I think my main beef with this article is precisely that it does seem to assume all coding is done on cutting edge out of order deeply superscalar deeply pipelined complex CPUs, when all sorts of coding is done on simpler embedded CPUs and it's these CPUs that NEED greater detail to optimization. The ARM9 on the DS, for instance, has relatively simple static scheduling, so the compiler really doesn't have an advantage over an ARM coder worth much of anything. On the other hand, the compiler isn't that amazing at folding memory increments or even optimal register allocation and various platform specific tricks.

I do agree with the article that memory hierarchy is very important, but again, it's exaggerated here for really high MHz platforms that have deep memory hierarchies that quickly hit large cycle count latencies.
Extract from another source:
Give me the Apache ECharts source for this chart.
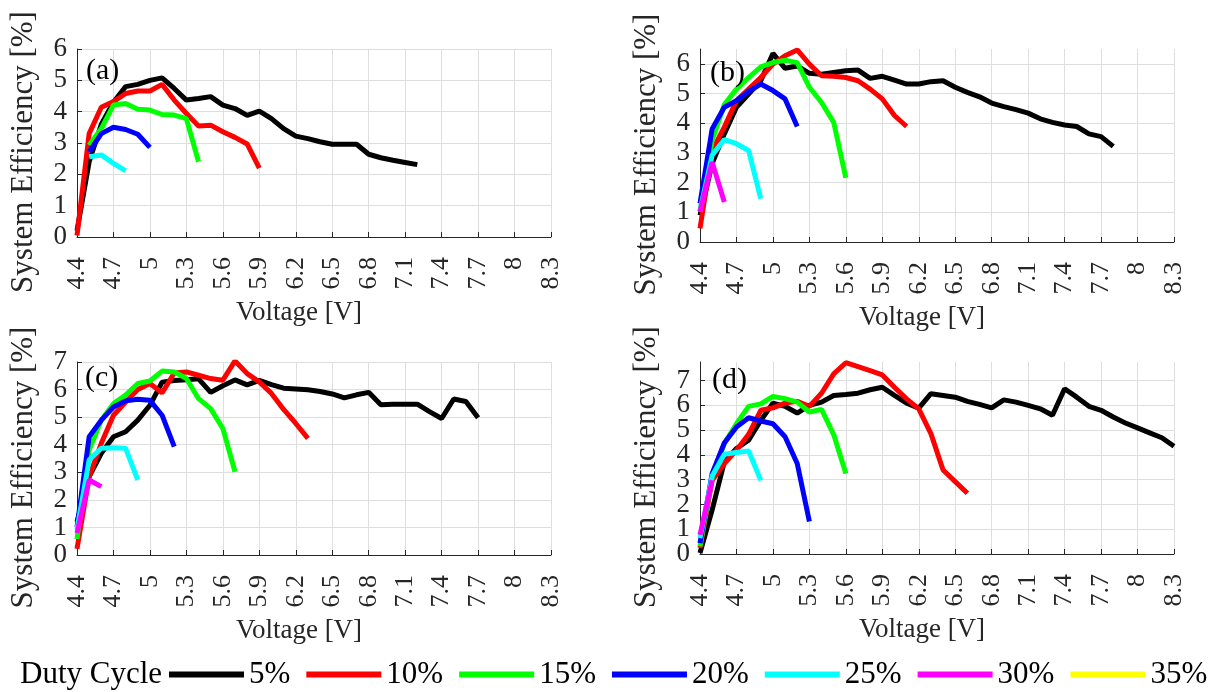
<!DOCTYPE html>
<html><head><meta charset="utf-8">
<script src="https://cdn.jsdelivr.net/npm/echarts@6/dist/echarts.min.js"></script>
<style>html,body{margin:0;padding:0;background:#fff}#c{width:1215px;height:692px}</style>
</head><body><div id="c"></div>
<script>
// Shared voltage steps (V)
const voltage = [4.4,4.5,4.6,4.7,4.8,4.9,5.0,5.1,5.2,5.3,5.4,5.5,5.6,5.7,5.8,5.9,6.0,6.1,6.2,6.3,
                 6.4,6.5,6.6,6.7,6.8,6.9,7.0,7.1,7.2,7.3,7.4,7.5,7.6,7.7,7.8,7.9,8.0,8.1,8.2,8.3];
const xTicks = [4.4,4.7,5,5.3,5.6,5.9,6.2,6.5,6.8,7.1,7.4,7.7,8,8.3];
const dutyCycles = ['5%','10%','15%','20%','25%','30%','35%'];
const colors = ['#000000','#ff0000','#00ff00','#0000ff','#00ffff','#ff00ff','#ffff00'];

// Panel (a)
const a5  = [0.2,2.4,3.6,4.3,4.8,4.87,5.0,5.08,4.74,4.37,4.42,4.48,4.21,4.1,3.88,4.02,3.78,3.46,3.22,3.14,3.04,2.96,2.96,2.96,2.64,2.53,2.45,2.38,2.31];
const a10 = [0.05,3.3,4.14,4.32,4.58,4.66,4.66,4.87,4.37,3.94,3.54,3.57,3.36,3.18,2.97,2.2];
const a15 = [null,2.93,3.46,4.21,4.26,4.08,4.05,3.91,3.89,3.78,2.4];
const a20 = [null,2.72,3.3,3.5,3.43,3.28,2.86];
const a25 = [null,2.56,2.62,2.35,2.11];
// Panel (b)
const b5  = [0.9,2.64,3.64,4.54,4.98,5.43,6.35,5.85,5.93,5.68,5.65,5.71,5.77,5.79,5.51,5.58,5.45,5.32,5.32,5.4,5.43,5.21,5.04,4.89,4.68,4.56,4.46,4.34,4.15,4.03,3.94,3.89,3.64,3.55,3.22];
const b10 = [0.46,3.08,3.87,4.76,5.15,5.54,5.99,6.27,6.47,5.99,5.6,5.58,5.54,5.43,5.15,4.82,4.26,3.89];
const b15 = [1.02,3.42,4.63,5.15,5.54,5.9,6.04,6.12,6.04,5.21,4.7,4.03,2.16];
const b20 = [1.3,3.81,4.54,4.76,5.07,5.32,5.1,4.82,3.89];
const b25 = [1.07,2.92,3.45,3.31,3.08,1.46];
const b30 = [1.02,2.69,1.35];
// Panel (c)
const c5  = [1.2,2.84,3.69,4.29,4.47,4.89,5.43,6.27,6.33,6.36,6.39,5.9,6.14,6.35,6.17,6.33,6.18,6.05,6.02,5.99,5.93,5.84,5.7,5.81,5.9,5.45,5.47,5.47,5.47,5.2,4.95,5.66,5.57,4.98];
const c10 = [0.22,2.84,4.05,5.07,5.55,6.0,6.22,5.88,6.6,6.64,6.52,6.4,6.34,7.04,6.58,6.28,5.86,5.28,4.77,4.23];
const c15 = [0.58,3.81,4.89,5.49,5.8,6.22,6.31,6.67,6.64,6.4,5.67,5.31,4.59,3.02];
const c20 = [1.0,4.29,4.89,5.37,5.59,5.65,5.61,5.07,3.93];
const c25 = [0.92,3.45,3.87,3.89,3.87,2.72];
const c30 = [0.8,2.72,2.48];
// Panel (d)
const d5  = [0.04,1.78,3.72,4.26,4.59,5.39,6.09,5.96,5.69,6.0,6.13,6.4,6.44,6.49,6.63,6.73,6.4,6.09,5.89,6.47,6.4,6.33,6.16,6.04,5.9,6.22,6.13,6.0,5.86,5.6,6.67,6.33,5.96,5.8,5.53,5.29,5.09,4.89,4.69,4.35];
const d10 = [0.24,2.98,3.65,4.19,4.83,5.8,5.9,6.09,6.16,5.96,6.49,7.27,7.72,7.56,7.4,7.23,6.73,6.26,5.86,4.86,3.39,2.92,2.45];
const d15 = [0.31,3.12,4.46,5.26,5.96,6.06,6.36,6.27,6.13,5.73,5.84,4.82,3.25];
const d20 = [0.44,3.25,4.48,5.13,5.5,5.37,5.26,4.73,3.65,1.31];
const d25 = [0.64,3.15,4.03,4.1,4.16,2.98];
const d30 = [0.78,2.98];

const yTicksA = [0,1,2,3,4,5,6];
const yTicksB = [0,1,2,3,4,5,6];
const yTicksC = [0,1,2,3,4,5,6,7];
const yTicksD = [0,1,2,3,4,5,6,7];

const panels = [
  {label:'(a)', grid:{left:77, top:49, width:474, height:188}, yMax:6,    yTicks:yTicksA, split:false, series:[a5,a10,a15,a20,a25]},
  {label:'(b)', grid:{left:700,top:49, width:474, height:193}, yMax:6.5,  yTicks:yTicksB, split:false, series:[b5,b10,b15,b20,b25,b30]},
  {label:'(c)', grid:{left:77, top:362,width:474, height:193}, yMax:7,    yTicks:yTicksC, split:false, series:[c5,c10,c15,c20,c25,c30]},
  {label:'(d)', grid:{left:700,top:362,width:474, height:192}, yMax:7.75, yTicks:yTicksD, split:true,  series:[d5,d10,d15,d20,d25,d30]}
];

const FONT = "'Liberation Serif','Times New Roman',serif";
const TXT = '#262626';
const grids = [], xAxes = [], yAxes = [], series = [], titles = [], extraY = [];
const labelPos = [[86,56],[710,58],[85,363],[712,365]];
const yLabelStyle = {margin:10, fontFamily:FONT, fontSize:27, color:TXT,
  interval:0, showMinLabel:true, showMaxLabel:true, hideOverlap:false};

panels.forEach((p, gi) => {
  grids.push(Object.assign({containLabel:false}, p.grid));
  xAxes.push({
    type:'value', gridIndex:gi, min:4.4, max:8.3,
    name:'Voltage [V]', nameLocation:'middle', nameGap:62,
    nameTextStyle:{fontFamily:FONT, fontSize:27, color:TXT, padding:[0,30,0,0]},
    axisLine:{show:true, onZero:false, lineStyle:{color:TXT, width:1}},
    axisTick:{show:true, inside:true, length:5, customValues:xTicks.slice(), lineStyle:{color:TXT}},
    axisLabel:{customValues:xTicks.slice(), rotate:90, margin:20, fontFamily:FONT, fontSize:26, color:TXT,
      interval:0, showMinLabel:true, showMaxLabel:true, hideOverlap:false,
      formatter:v => String(Math.round(v*10)/10)},
    splitLine:{show:true, lineStyle:{color:'#dedede', width:1}}
  });
  // When labels are tightly packed, spread them over two co-located axes
  const mainLabels = p.split ? p.yTicks.filter((v, i) => i % 2 === 0) : p.yTicks.slice();
  yAxes.push({
    type:'value', gridIndex:gi, min:0, max:p.yMax, position:'left',
    name:'System Efficiency [%]', nameLocation:'middle', nameGap:38,
    nameTextStyle:{fontFamily:FONT, fontSize:31, color:TXT, padding:[0,18,0,0]},
    axisLine:{show:true, onZero:false, lineStyle:{color:TXT, width:1}},
    axisTick:{show:true, inside:true, length:5, customValues:p.yTicks.slice(), lineStyle:{color:TXT}},
    axisLabel:Object.assign({customValues:mainLabels}, yLabelStyle),
    splitLine:{show:true, lineStyle:{color:'#dedede', width:1}}
  });
  if (p.split) {
    extraY.push({
      type:'value', gridIndex:gi, min:0, max:p.yMax, position:'left', offset:0,
      axisLine:{show:false}, axisTick:{show:false}, splitLine:{show:false},
      axisLabel:Object.assign({customValues:p.yTicks.filter((v, i) => i % 2 === 1)}, yLabelStyle)
    });
  }
  p.series.forEach((vals, si) => {
    const data = [];
    vals.forEach((v, i) => { if (v !== null) data.push([voltage[i], v]); });
    series.push({
      type:'line', name:dutyCycles[si], xAxisIndex:gi, yAxisIndex:gi, data:data,
      symbol:'none', showSymbol:false, color:colors[si],
      lineStyle:{width:5, color:colors[si]}, z:2+si, silent:true
    });
  });
  titles.push({text:p.label, left:labelPos[gi][0], top:labelPos[gi][1], padding:0,
    textStyle:{fontFamily:FONT, fontSize:30, fontWeight:'normal', color:'#000'}});
});
extraY.forEach(a => yAxes.push(a));
// legend-only entry (35%) has no measured points
series.push({type:'line', name:dutyCycles[6], xAxisIndex:0, yAxisIndex:0, data:[], symbol:'none',
  color:colors[6], lineStyle:{width:5, color:colors[6]}});

titles.push({text:'Duty Cycle', left:20, top:659, padding:0,
  textStyle:{fontFamily:FONT, fontSize:31, fontWeight:'normal', color:'#000'}});

const chart = echarts.init(document.getElementById('c'), null, {renderer:'canvas'});
chart.setOption({
  animation:false,
  backgroundColor:'#ffffff',
  title:titles,
  grid:grids, xAxis:xAxes, yAxis:yAxes, series:series,
  legend:{data:dutyCycles, left:169, top:659, itemWidth:75, itemHeight:6, itemGap:16, icon:'rect',
    padding:0, selectedMode:false,
    textStyle:{fontFamily:FONT, fontSize:31, color:'#000'}}
});
</script></body></html>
It matters on DS, especially with only a little bit of L1 cache, but main memory just isn't as relatively slow as it is on modern x86. To say that this kind of optimization is all that matters anymore is just insane. You can still make huge wins shaving off cycles here and there in inner loops, purely in non-memory.

Finally, I think the dogma of "profile before doing anything" is overstated. Here I take profiling to mean using an automated method of finding which pieces of code are hit most often. The process itself can introduce its own new information that skews the results. I'm not referring to benchmarking in general, which is always useful. As general advice to a general audience "always profile" is probably good because I think a lot of people don't have enough intuition to reliably know which parts of their program need optimization, but as far as I'm concerned some things are just going to be dead obvious.

Basically, I think people need to be ready for anything and willing to examine problems on a case by case basis. There has been backlash for a long time towards an (incorrect) attitude that dropping down to ASM will result in better code than what a compiler generates - now what has replaced it is this equally incorrect attitude that the compiler is always perfect and you're wasting your time trying to beat it. But yes, actually checking performance before and after doing anything is a no-brainer.

#171644 - sajiimori - Tue Dec 08, 2009 12:47 am

Well said. =)